The arrival of U.S. reinforcements began early on 18 July, with elements of the 148th Infantry Regiment landing at Zanana. Having hurriedly embarked at Rendova, they had been told to expect to fight as soon as they landed, but the fighting around the beach had concluded by the time they arrived. They were quickly pushed inland by U.S. commanders to shore up their vulnerable right flank and open the Munda Trail; during this movement the regiment's advanced elements clashed several times with small groups of Japanese infantry. Efforts to relieve the 169th took several days, with minor actions continuing until 20 July, including an ambush around one of the bridges across the Barike. In the coming days both the 145th and 161st Infantry Regiments arrived, and deployed opposite three battalions from the Japanese 229th Infantry, and a company from the 230th.

After the Japanese counterattack was defeated, the U.S. commanders completed preparations for a corps-level offensive to capture Munda, bringing in further reinforcements and supplies.
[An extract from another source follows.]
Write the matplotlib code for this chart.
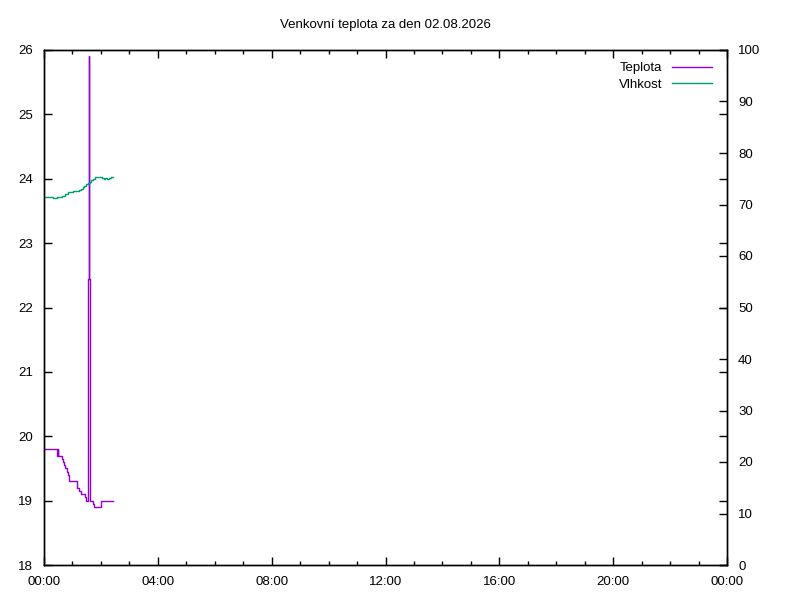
import matplotlib
matplotlib.use("Agg")
import matplotlib.pyplot as plt
from matplotlib.ticker import MultipleLocator, FuncFormatter

plt.rcParams["font.family"] = ["Liberation Sans", "DejaVu Sans"]
plt.rcParams["font.size"] = 9.5

title = "Venkovní teplota za den 02.08.2026"

# minutes since midnight, value (changes only)
temp_min = [0, 28, 29, 30, 39, 41, 42, 44, 49, 50, 52, 69, 70, 73, 77, 87, 89,
            93.4, 95.5, 95.6, 97.6, 103, 105, 120, 145]
temp_val = [19.8, 19.7, 19.8, 19.7, 19.65, 19.6, 19.55, 19.5, 19.45, 19.4, 19.3,
            19.25, 19.2, 19.15, 19.1, 19.05, 19.0,
            22.45, 25.9, 22.45, 19.0, 18.95, 18.9, 19.0, 19.0]

hum_min = [0, 18, 27, 38, 44, 51, 62, 68, 74, 78, 82, 85, 89, 93, 97, 100, 104,
           108, 123, 126, 129, 132, 138, 141, 145]
hum_val = [71.4, 71.25, 71.4, 71.7, 72.0, 72.4, 72.6, 72.7, 72.9, 73.1, 73.4,
           73.65, 73.9, 74.1, 74.3, 74.7, 75.0, 75.3, 75.1, 74.9, 75.1, 74.9,
           75.2, 75.4, 75.3]

temp_color = "#9400d3"
hum_color = "#009e73"

fig = plt.figure(figsize=(8, 6), dpi=100)
ax = fig.add_axes([44 / 800, 35 / 600, 683 / 800, 515 / 600])
ax2 = ax.twinx()

l1, = ax.plot([m / 60 for m in temp_min], temp_val, color=temp_color, lw=1,
              drawstyle="steps-post", label="Teplota")
l2, = ax2.plot([m / 60 for m in hum_min], hum_val, color=hum_color, lw=1,
               drawstyle="steps-post", label="Vlhkost")

ax.set_xlim(0, 24)
ax.set_ylim(18, 26)
ax2.set_ylim(0, 100)

ax.xaxis.set_major_locator(MultipleLocator(4))
ax.xaxis.set_minor_locator(MultipleLocator(1))
ax.xaxis.set_major_formatter(FuncFormatter(lambda v, p: "%02d:00" % (int(round(v)) % 24)))
ax.yaxis.set_major_locator(MultipleLocator(1))
ax2.yaxis.set_major_locator(MultipleLocator(10))

ax.tick_params(axis="x", which="both", direction="in", top=True, bottom=True, pad=8)
ax.tick_params(axis="x", which="major", length=6, width=1)
ax.tick_params(axis="x", which="minor", length=3, width=1)
ax.tick_params(axis="y", direction="in", left=True, right=True, length=6, width=1, pad=8)
ax2.tick_params(axis="y", direction="in", right=True, left=False, length=6, width=1, pad=8)

for a in (ax, ax2):
    for s in a.spines.values():
        s.set_linewidth(1)
        s.set_color("black")

fig.text(385 / 800, 1 - 25 / 600, title, ha="center", va="center", fontsize=9.5)

leg = ax2.legend([l1, l2], ["Teplota", "Vlhkost"], loc="upper right",
                 bbox_to_anchor=(1.0, 1.0 + 3 / 515),
                 frameon=False, markerfirst=False, handlelength=3.0,
                 borderaxespad=0.75, labelspacing=0.32, handletextpad=0.75)

fig.savefig("out.png", dpi=100)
A secondary landing had been undertaken closer to Munda, around Laiana, to shorten supply lines. Medical and logistic support was also improved utilizing the secondary landing beach that had been established around Laiana on 14 July. During the lull that followed, U.S. forces undertook a series of patrols to gather information about Japanese dispositions; a number of minor firefights took place during this time, with only limited casualties. Meanwhile, the Japanese commander, Sasaki, also resolved to renew the offensive. He ordered Tomonari to launch another counterattack on 25 July, aiming an attack on the U.S. right flank around Horseshoe Hill and then rolling up the Allied line east along the Munda Trail. Griswold ordered a renewed offensive on 22 July; this began three days later and nullified the Japanese efforts.

Supported by a strong naval bombardment on Lambeti Plantation, between Munda and Laiana, augmented by shore-based artillery and airstrikes, on 25 July the U.S. attack commenced with two divisions being committed across the front. The 37th Division attacked towards Bibilo Hill while the 43rd Division drove towards Lambeti Plantation and the airfield. After a sustained offensive that lasted two weeks, the Allies eventually captured the airfield in the Battle of Munda Point on 4–5 August. As the Japanese began withdrawing from New Georgia towards Kolombangara, U.S. forces undertook mopping up operations throughout August, during which time they advanced north from Munda to link up with the U.S. Marines and U.S. Army troops that had landed around Bairoko in early July. Bangaa Islet was secured in late August, while Arundel Island was captured later the following month.